## DATASET EXCERPT

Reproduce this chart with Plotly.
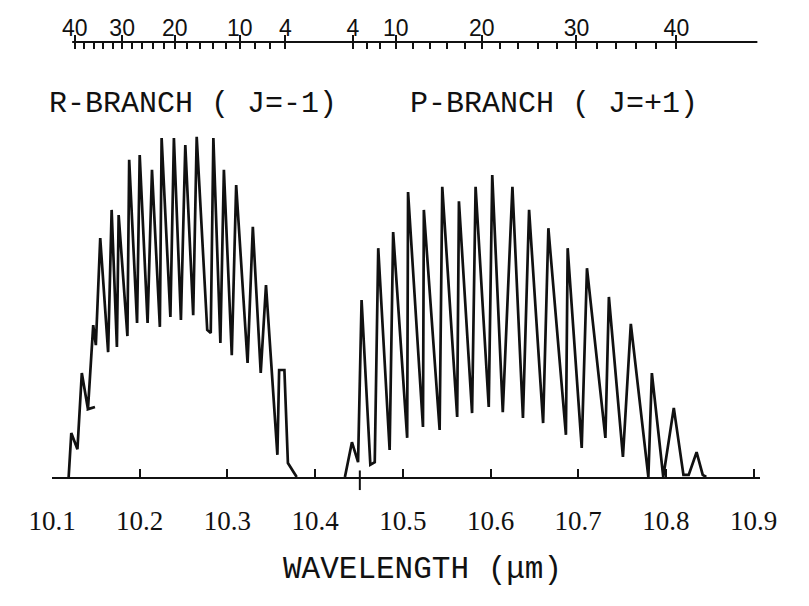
import plotly.graph_objects as go

# ---------------- data ----------------
# R-branch trace: wavelength (µm) and relative intensity (a.u.)
r_wl = [10.119, 10.122, 10.129, 10.134, 10.141, 10.149, 10.141, 10.147, 10.150,
        10.155, 10.164, 10.168, 10.174, 10.176, 10.186, 10.188, 10.197, 10.200,
        10.209, 10.214, 10.223, 10.225, 10.235, 10.239, 10.247, 10.252, 10.261,
        10.265, 10.277, 10.281, 10.284, 10.292, 10.296, 10.305, 10.310, 10.323,
        10.329, 10.338, 10.344, 10.357, 10.359, 10.365, 10.369, 10.379]
r_int = [0.0, 10.1, 6.4, 23.9, 15.6, 16.1, 15.6, 34.9, 30.3,
         54.9, 28.7, 61.4, 29.9, 60.2, 32.4, 72.9, 35.4, 74.0,
         35.4, 70.6, 34.5, 77.9, 36.8, 77.9, 36.1, 76.3, 37.2,
         78.2, 33.8, 33.1, 77.9, 30.8, 70.6, 28.0, 67.1, 26.2,
         57.5, 23.9, 44.1, 5.1, 24.6, 24.6, 3.2, 0.0]

# P-branch trace
p_wl = [10.434, 10.442, 10.449, 10.453, 10.463, 10.468, 10.472, 10.485, 10.489,
        10.505, 10.506, 10.523, 10.524, 10.542, 10.545, 10.562, 10.564, 10.579,
        10.583, 10.598, 10.602, 10.614, 10.625, 10.637, 10.644, 10.660, 10.666,
        10.686, 10.688, 10.704, 10.710, 10.731, 10.735, 10.751, 10.760, 10.780,
        10.784, 10.797, 10.809, 10.820, 10.826, 10.835, 10.842, 10.846]
p_int = [0.0, 8.0, 3.4, 40.7, 2.8, 3.4, 52.6, 6.2, 56.3,
         9.0, 65.5, 11.5, 61.4, 10.8, 66.7, 13.8, 63.4, 14.7,
         66.7, 16.1, 69.4, 14.9, 66.7, 13.6, 61.4, 12.4, 57.2,
         9.7, 52.6, 6.7, 48.0, 9.0, 41.4, 4.6, 35.2, 0.0,
         23.9, 0.0, 15.9, 0.5, 0.5, 5.7, 0.5, 0.0]

# bottom wavelength axis
wl_ticks = [10.1, 10.2, 10.3, 10.4, 10.5, 10.6, 10.7, 10.8, 10.9]
wl_labels = ["10.1", "10.2", "10.3", "10.4", "10.5", "10.6", "10.7", "10.8", "10.9"]

# top J scale: line positions (µm) of the R and P lines
r_j = [40, 38, 36, 34, 32, 30, 28, 26, 24, 22, 20, 18, 16, 14, 12, 10, 8, 6, 4]
r_j_wl = [10.126, 10.136, 10.148, 10.158, 10.170, 10.180, 10.191, 10.203, 10.215,
          10.228, 10.240, 10.254, 10.269, 10.284, 10.298, 10.314, 10.331, 10.349, 10.366]
p_j = [4, 6, 8, 10, 12, 14, 16, 18, 20, 22, 24, 26, 28, 30, 32, 34, 36, 38, 40]
p_j_wl = [10.443, 10.459, 10.474, 10.492, 10.512, 10.531, 10.550, 10.571, 10.590,
          10.611, 10.631, 10.654, 10.676, 10.698, 10.721, 10.743, 10.766, 10.789, 10.812]
j_labeled = [40, 30, 20, 10, 4]

# hand-drawn marker crossing the wavelength axis
marker_wl = 10.451

branch_labels = ["R-BRANCH ( J=-1)", "P-BRANCH ( J=+1)"]
x_title = "WAVELENGTH (\u03bcm)"

# ---------------- figure ----------------
INK = "#111111"
MONO = "Liberation Mono"
x_range = [10.1, 10.9073]

maj_vals, maj_text = [], []
for j, w in zip(r_j, r_j_wl):
    if j in j_labeled:
        maj_vals.append(w)
        maj_text.append(str(j))
for j, w in zip(p_j, p_j_wl):
    if j in j_labeled:
        maj_vals.append(w)
        maj_text.append(str(j))

fig = go.Figure()
fig.add_trace(go.Scatter(x=r_wl, y=r_int, mode="lines",
                         line=dict(color=INK, width=2.7), showlegend=False,
                         hoverinfo="skip"))
fig.add_trace(go.Scatter(x=p_wl, y=p_int, mode="lines",
                         line=dict(color=INK, width=2.7), showlegend=False,
                         hoverinfo="skip"))
# invisible trace to activate the top J axis
fig.add_trace(go.Scatter(x=[r_j_wl[0]], y=[0], xaxis="x2", mode="markers",
                         marker=dict(opacity=0), showlegend=False,
                         hoverinfo="skip"))

# page body has an 8 px margin: figure is 801x598 so the plot area sits at
# x 52..760, y 42..477 of the 809x606 window
fig.update_layout(
    template="none",
    width=801, height=598,
    margin=dict(l=44, r=49, t=34, b=129, autoexpand=False),
    paper_bgcolor="white", plot_bgcolor="white",
    font=dict(family=MONO, color=INK),
    xaxis=dict(range=x_range, tickmode="array", tickvals=wl_ticks,
               ticktext=wl_labels, ticks="inside", ticklen=8, tickwidth=2,
               tickcolor=INK, showline=True, linecolor=INK, linewidth=2,
               showgrid=False, zeroline=False, ticklabelstandoff=19,
               automargin=False,
               tickfont=dict(family="Liberation Serif", size=27, color=INK)),
    xaxis2=dict(range=x_range, overlaying="x", side="top", anchor="y",
                tickmode="array", tickvals=maj_vals, ticktext=maj_text,
                ticks="outside", ticklen=6, tickwidth=2, tickcolor=INK,
                showline=False, showgrid=False, zeroline=False,
                automargin=False, ticklabelstandoff=-10,
                tickfont=dict(family="Liberation Sans", size=23, color=INK),
                minor=dict(tickmode="array", tickvals=r_j_wl + p_j_wl,
                           ticks="inside", ticklen=7, tickwidth=2,
                           tickcolor=INK, showgrid=False)),
    yaxis=dict(range=[0, 100], visible=False, fixedrange=True,
               automargin=False),
)

# top J-scale line
fig.add_shape(type="line", xref="x", yref="paper",
              x0=r_j_wl[0] - 0.003, x1=x_range[1] - 0.003, y0=1, y1=1,
              line=dict(color=INK, width=2))
# marker tick through the bottom axis
fig.add_shape(type="line", xref="x", yref="paper",
              x0=marker_wl, x1=marker_wl, y0=-0.03, y1=0.015,
              line=dict(color=INK, width=2))

fig.add_annotation(text=branch_labels[0], xref="paper", yref="paper",
                   x=-0.007, y=0.857, xanchor="left", yanchor="middle",
                   showarrow=False, font=dict(family=MONO, size=30, color=INK))
fig.add_annotation(text=branch_labels[1], xref="paper", yref="paper",
                   x=0.503, y=0.857, xanchor="left", yanchor="middle",
                   showarrow=False, font=dict(family=MONO, size=30, color=INK))
fig.add_annotation(text=x_title, xref="paper", yref="paper",
                   x=0.523, y=-0.212, xanchor="center", yanchor="middle",
                   showarrow=False, font=dict(family=MONO, size=31, color=INK))

fig.write_html("out.html")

## INSTRUCTION
Write out nothing but the lines from the start of the data through the line with "import plotly.graph_objects as go". Leave out the pictures.

## SOLUTION TO THE EXERCISE
Reproduce this chart with Plotly.
import plotly.graph_objects as go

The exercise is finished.